- _Required work_:
Skip the pictures and quote all of the lines exactly.

- _Data block_:
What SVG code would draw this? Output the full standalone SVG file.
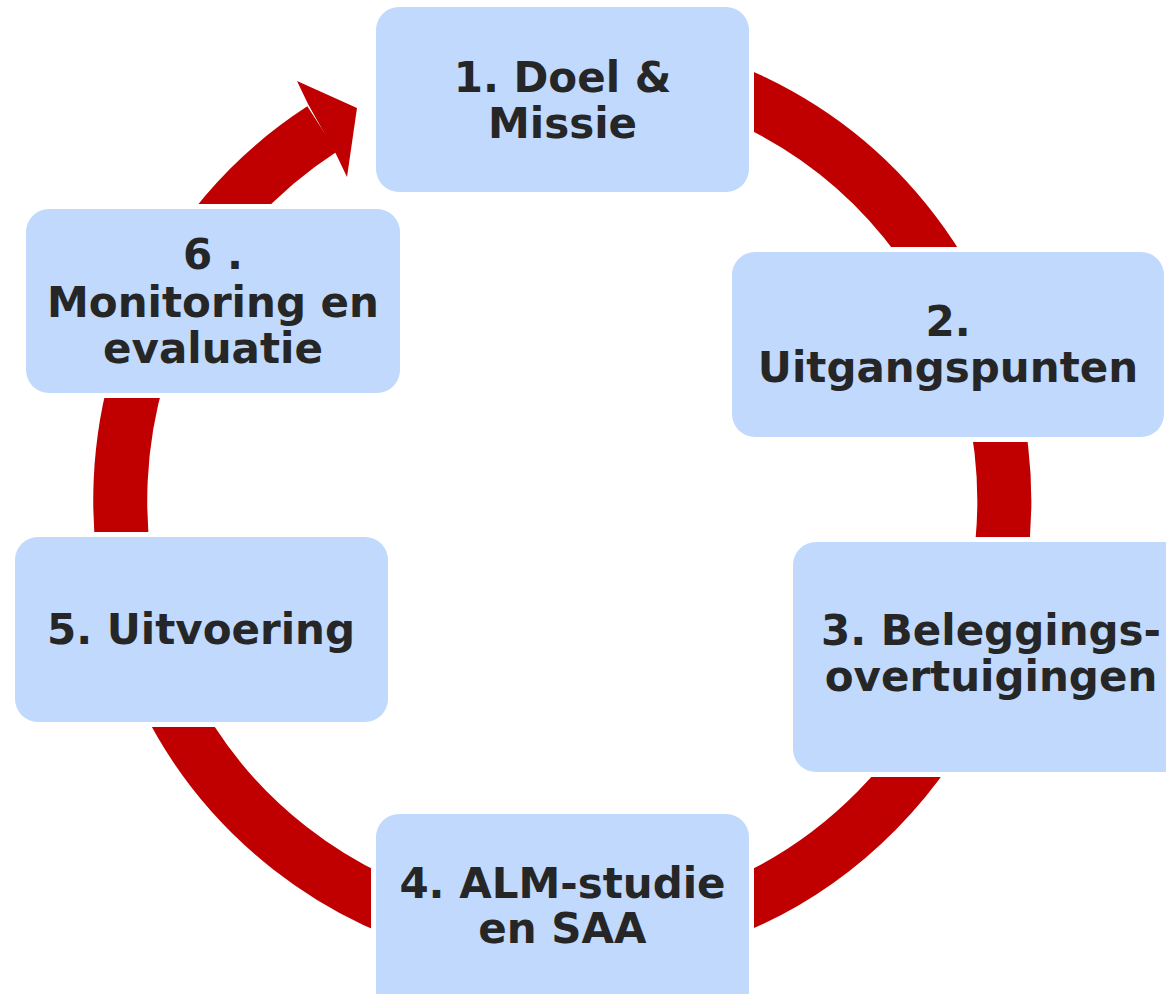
<svg xmlns="http://www.w3.org/2000/svg" width="1166" height="994" viewBox="0 0 1166 994">
<style>
.box{fill:#C0D9FD;stroke:#FFFFFF;stroke-width:10;paint-order:stroke}
.lbl{font-family:"DejaVu Sans","Verdana",sans-serif;font-weight:bold;font-size:42px;fill:#262626;text-anchor:middle}
.ring{fill:none;stroke:#C00000;stroke-width:54}
</style>
<rect width="1166" height="994" fill="#FFFFFF"/>
<g id="connectors">
<path class="ring" d="M 562 58 A 442 442 0 1 1 322 129"/>
<polygon points="308,104 297,81 357,108 347,177 336,154" fill="#C00000"/>
</g>
<g id="node1">
<rect class="box" x="376" y="7" width="373" height="185" rx="23"/>
<text class="lbl" x="562.5" y="92">1. Doel &amp;</text>
<text class="lbl" x="562.5" y="138">Missie</text>
</g>
<g id="node2">
<rect class="box" x="732" y="252" width="432" height="185" rx="23"/>
<text class="lbl" x="948" y="336">2.</text>
<text class="lbl" x="948" y="382">Uitgangspunten</text>
</g>
<g id="node3">
<rect class="box" x="793" y="542" width="400" height="230" rx="23"/>
<text class="lbl" x="991" y="645">3. Beleggings-</text>
<text class="lbl" x="991" y="691">overtuigingen</text>
</g>
<g id="node4">
<rect class="box" x="376" y="814" width="373" height="200" rx="23"/>
<text class="lbl" x="562.5" y="898">4. ALM-studie</text>
<text class="lbl" x="562.5" y="943">en SAA</text>
</g>
<g id="node5">
<rect class="box" x="15" y="537" width="373" height="185" rx="23"/>
<text class="lbl" x="201" y="644">5. Uitvoering</text>
</g>
<g id="node6">
<rect class="box" x="26" y="209" width="374" height="184" rx="23"/>
<text class="lbl" x="213" y="269">6 .</text>
<text class="lbl" x="213" y="317">Monitoring en</text>
<text class="lbl" x="213" y="363">evaluatie</text>
</g>
</svg>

- _Final answer_:
What SVG code would draw this? Output the full standalone SVG file.
<svg xmlns="http://www.w3.org/2000/svg" width="1166" height="994" viewBox="0 0 1166 994">
<style>
.box{fill:#C0D9FD;stroke:#FFFFFF;stroke-width:10;paint-order:stroke}
.lbl{font-family:"DejaVu Sans","Verdana",sans-serif;font-weight:bold;font-size:42px;fill:#262626;text-anchor:middle}
.ring{fill:none;stroke:#C00000;stroke-width:54}
</style>
<rect width="1166" height="994" fill="#FFFFFF"/>
<g id="connectors">
<path class="ring" d="M 562 58 A 442 442 0 1 1 322 129"/>
<polygon points="308,104 297,81 357,108 347,177 336,154" fill="#C00000"/>
</g>
<g id="node1">
<rect class="box" x="376" y="7" width="373" height="185" rx="23"/>
<text class="lbl" x="562.5" y="92">1. Doel &amp;</text>
<text class="lbl" x="562.5" y="138">Missie</text>
</g>
<g id="node2">
<rect class="box" x="732" y="252" width="432" height="185" rx="23"/>
<text class="lbl" x="948" y="336">2.</text>
<text class="lbl" x="948" y="382">Uitgangspunten</text>
</g>
<g id="node3">
<rect class="box" x="793" y="542" width="400" height="230" rx="23"/>
<text class="lbl" x="991" y="645">3. Beleggings-</text>
<text class="lbl" x="991" y="691">overtuigingen</text>
</g>
<g id="node4">
<rect class="box" x="376" y="814" width="373" height="200" rx="23"/>
<text class="lbl" x="562.5" y="898">4. ALM-studie</text>
<text class="lbl" x="562.5" y="943">en SAA</text>
</g>
<g id="node5">
<rect class="box" x="15" y="537" width="373" height="185" rx="23"/>
<text class="lbl" x="201" y="644">5. Uitvoering</text>
</g>
<g id="node6">
<rect class="box" x="26" y="209" width="374" height="184" rx="23"/>
<text class="lbl" x="213" y="269">6 .</text>
<text class="lbl" x="213" y="317">Monitoring en</text>
<text class="lbl" x="213" y="363">evaluatie</text>
</g>
</svg>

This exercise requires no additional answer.